Why I Left: Mandy's Story
Some of my earliest clear memories involve sitting near my father's wingback chair where he studied for his MDiv. I would snag the books he put down and rifle through the pages, or practice the Greek alphabet alongside him, dreaming of the day I could read the New Testament in its original language. My dad and I spent countless hours debating the merits of Calvinism, the ins and outs of eschatology, and the confusing apologetics of salvation and faith. I loved those years, and they were very real to me.
All of my experiences in Evangelical Christianity were real to me. The tear-filled camp chapels, the conviction-heavy revival services. The time at Bible college, working out my salvation with fear and trembling. The house churches, the pastoral pressure, the sermon preps, the Sunday school curricula, the Christmas pageants and the door-to-door witnessing excursions. I felt my faith in my bones, and had what I am convinced were real experiences and spiritual encounters. They happened. And they're over now.

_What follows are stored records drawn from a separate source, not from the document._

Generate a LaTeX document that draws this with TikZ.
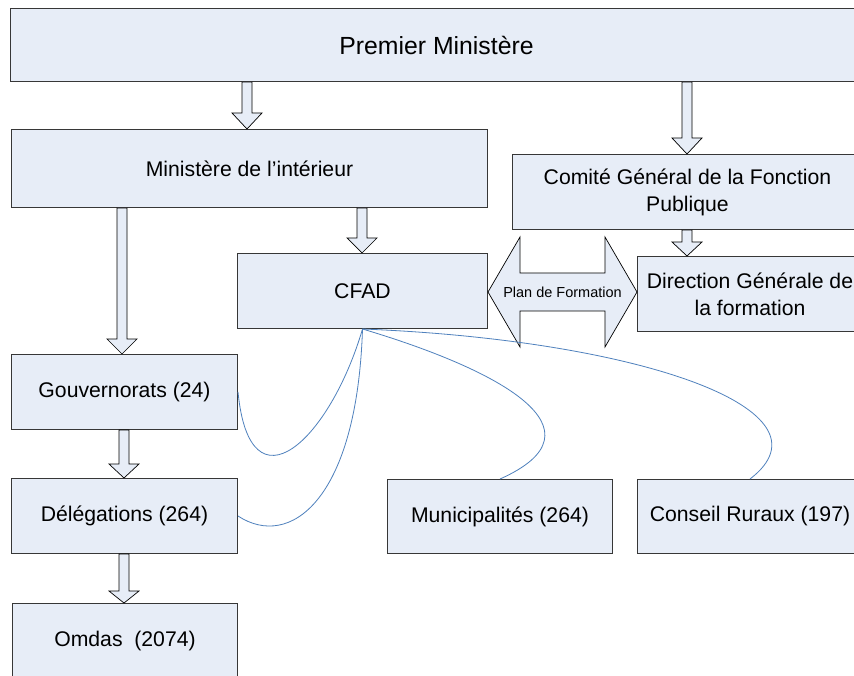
\documentclass[tikz,border=0pt]{standalone}
\usepackage{fontspec}
\setmainfont{Liberation Sans}
\usetikzlibrary{calc}
\definecolor{boxfill}{RGB}{231,237,247}
\definecolor{linkblue}{RGB}{79,129,189}
\definecolor{boxline}{RGB}{55,55,55}
% vertical block arrow from #2 down to #3, head length #1
\newcommand\blockarr[3][15pt]{%
  \draw[barr] let \p1=(#2), \p2=(#3) in
    (\x1-5pt,\y1) -- (\x1+5pt,\y1) -- (\x1+5pt,\y2+#1) -- (\x1+15pt,\y2+#1)
    -- (\x1,\y2) -- (\x1-15pt,\y2+#1) -- (\x1-5pt,\y2+#1) -- cycle;}
\begin{document}
\begin{tikzpicture}[x=1pt,y=-1pt,
  box/.style={draw=boxline, line width=1pt, fill=boxfill, rectangle,
    anchor=north west, inner sep=0pt, align=center,
    font=\fontsize{21.2}{27}\selectfont},
  barr/.style={draw=black, line width=0.7pt, fill=boxfill, line join=miter},
  link/.style={draw=linkblue, line width=0.8pt}]
\clip (0,0) rectangle (854,676);
\fill[white] (0,0) rectangle (854,676);

% boxes
\node[box, minimum width=852pt, minimum height=73pt,
  font=\fontsize{24.8}{29}\selectfont] (pm) at (10,8) {Premier Ministère};
\node[box, minimum width=476pt, minimum height=78pt] (mi) at (11,129) {Ministère de l’intérieur};
\node[box, minimum width=350pt, minimum height=75pt] (comite) at (512,154) {Comité Général de la Fonction\\Publique};
\node[box, minimum width=250pt, minimum height=75pt] (cfad) at (237,253) {CFAD};
\node[box, minimum width=225pt, minimum height=75pt] (dg) at (637,256) {Direction Générale de\\la formation};
\node[box, minimum width=226pt, minimum height=75pt] (gouv) at (11,354) {Gouvernorats (24)};
\node[box, minimum width=226pt, minimum height=75pt] (del) at (11,478) {Délégations (264)};
\node[box, minimum width=225pt, minimum height=75pt] (omdas) at (12,603) {Omdas\ \ (2074)};
\node[box, minimum width=225pt, minimum height=74pt] (muni) at (387,479) {Municipalités (264)};
\node[box, minimum width=225pt, minimum height=74pt] (cr) at (637,479) {Conseil Ruraux (197)};

% x positions of the block arrows
\coordinate (xa) at (247,0);
\coordinate (xb) at (687,0);
\coordinate (xc) at (122,0);
\coordinate (xd) at (362,0);
\coordinate (xe) at (124,0);

\blockarr[16pt]{pm.south -| xa}{mi.north -| xa}
\blockarr[16pt]{pm.south -| xb}{comite.north -| xb}
\blockarr[15pt]{mi.south -| xc}{gouv.north -| xc}
\blockarr[15pt]{mi.south -| xd}{cfad.north -| xd}
\blockarr[14pt]{comite.south -| xb}{dg.north -| xb}
\blockarr[14pt]{gouv.south -| xe}{del.north -| xe}
\blockarr[12pt]{del.south -| xe}{omdas.north -| xe}

% double arrow: Plan de Formation
\draw[barr] let \p1=(cfad.east), \p2=(dg.west) in
  (\x1,\y1-1pt) -- (\x1+32pt,\y1+54pt) -- (\x1+32pt,\y1+18pt)
  -- (\x2-32pt,\y1+18pt) -- (\x2-32pt,\y1+54pt) -- (\x2,\y1-1pt)
  -- (\x2-32pt,\y1-56pt) -- (\x2-32pt,\y1-20pt) -- (\x1+32pt,\y1-20pt)
  -- (\x1+32pt,\y1-56pt) -- cycle;
\node[font=\fontsize{14.5}{17}\selectfont, inner sep=0pt] (plan)
  at ($(cfad.east)!0.5!(dg.west)$) {Plan de Formation};

% links from CFAD
\draw[link] (cfad.south) .. controls (330,440) and (250,515) .. (gouv.east);
\draw[link] (cfad.south) .. controls (357,500) and (290,550) .. (del.east);
\draw[link] (cfad.south) .. controls (500,370) and (610,430) .. (muni.north);
\draw[link] (cfad.south) .. controls (640,340) and (840,410) .. (cr.north);
\end{tikzpicture}
\end{document}
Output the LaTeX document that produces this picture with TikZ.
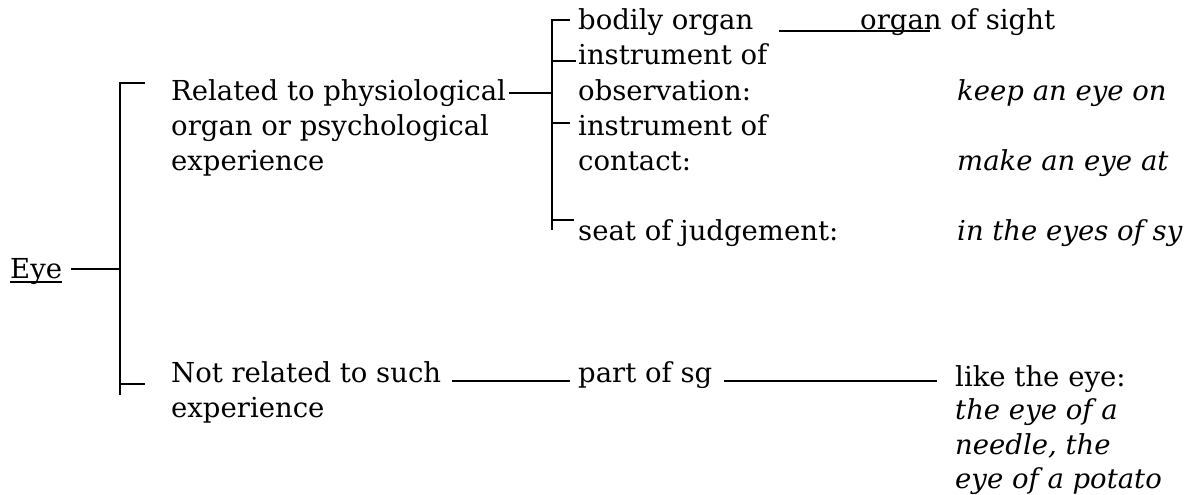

Just like my marriage was no less real just because it ended in divorce, my faith was no less solid just because it's ended. Ended, or evolved - I'm never really sure.
My breaking point came at the end of a thankfully short but powerfully abusive relationship with a man who manipulated, gaslit, assaulted, and isolated me. I began to read about the phenomenon of the Narcissistic Sociopath and my heart dropped as the person I thought I was growing to understand morphed in my mind from a human man to the very god I had worshipped my whole life.
Every new paragraph was like a nail in the coffin of my faith.
Isolated me from anyone I grew too close to, in an effort to keep me entirely dependent on him? Check.
Committed horrendous atrocities but always had a good reason for the carnage he created? Check.
Got others to do his dirty work, fight his battles, and justify his actions? Check.
Rigged the game, then pretended to be at the mercy of it? Check.
Tormented people who didn't do what he wanted, and then pretended to be the real victim? Check.
The god on which I was raised was a user. A gaslighter. A manipulator. He created gigantic schemes that left huge swaths of humanity dead and then pretended like he had no choice. He relegated women and slaves to lifetimes of oppression without batting an eye. He was cruel. He wrapped his heartlessness in a thin shroud of "love" and "justice" but I had begun to see through it. "Toe the line or you won't be safe" was a place I just left on the mortal plane, and I was mere steps away from leaving it on the ethereal one.
I know this isn't the god of every Exvangelical's childhood, but he was the boogeyman of mine. And when the moment finally came to leave, it was clear as day.
My pastor had been harmed by my human abuser too, and I could tell, as I sat at his kitchen table, that he was exhausted. My church and my small group all knew I had a tumultuous relationship with the Bible. I struggled to accept most of what I was taught, even after 27 years in the thickest parts of Christianity. I was tired of putting my brain on the shelf to make space for my faith. I wanted to stop fighting to feel something that seemed so easy for everyone else. I was exhausted too.
"Just don't bullshit me," he asked, not unkindly but clearly. "If you don't believe - if you don't want to believe - that's fine. We still love you. But don't pretend you're in if you're not." And just like that, something deep in my chest cracked open. I promised him I wouldn't pretend.
Then I went home and broke up with god. I had never felt so relieved.
I feel safer, more stable, more secure in the "I don't know" than I ever did when I had all the right answers. I still know those answers. Those complex apologetics that I twisted and used to keep the cognitive dissonance at bay are still in my brain and I recognize them when someone else tries to use them on me.
But when the questions come up in my own head - Is god real? Is there an afterlife? Is something bigger at work? - I have to land on "I don't know," and that answer is shockingly satisfying. It's a relief to not spend my life walking on eggshells around a god who can and does move the pieces when I'm not looking, and to not have to engage with a deity from a place of fear. It's a relief to not be spending all my time reaching for and simultaneously dreading the afterlife. It's also nice to have my Sundays back.
Now I can be here. Now I can be now.
I write. I research. I spend a lot of time engaging with others, holding their stories and weeping over their wounds. I heal and am healed. I read about peoples and religions I was never allowed access to in my childhood, and study them in college. I ask "what if I'm wrong?" a lot more and I'm no longer afraid of the answer. I evolve. I learn and grow at my own experimental pace and I don't stress my mistakes. I don't feel lost - I feel finally found.
If one day my daughter asks me about god, I'll tell her that many different people have many different views of him. I'll introduce her to the believers I know - people who are passionate about their faith and the freedom, justice, and love they find in it. I'll show her how I walk and work alongside those who believe in something I don't have and don't want, and that we care for each other with zero strain.
And if she asks what I think about god, I'll tell her the truth. I don't know about god, or the afterlife. I don't know if there's anything bigger out there. I don't know if there is absolute truth in religious belief. But I know that what we do here matters, and that the impacts we make in our lifetime have value. I know that people matter, that justice matters, that love does. I know we can make good change if we care. And I know that if we make the most of the time we have, we can move mountains.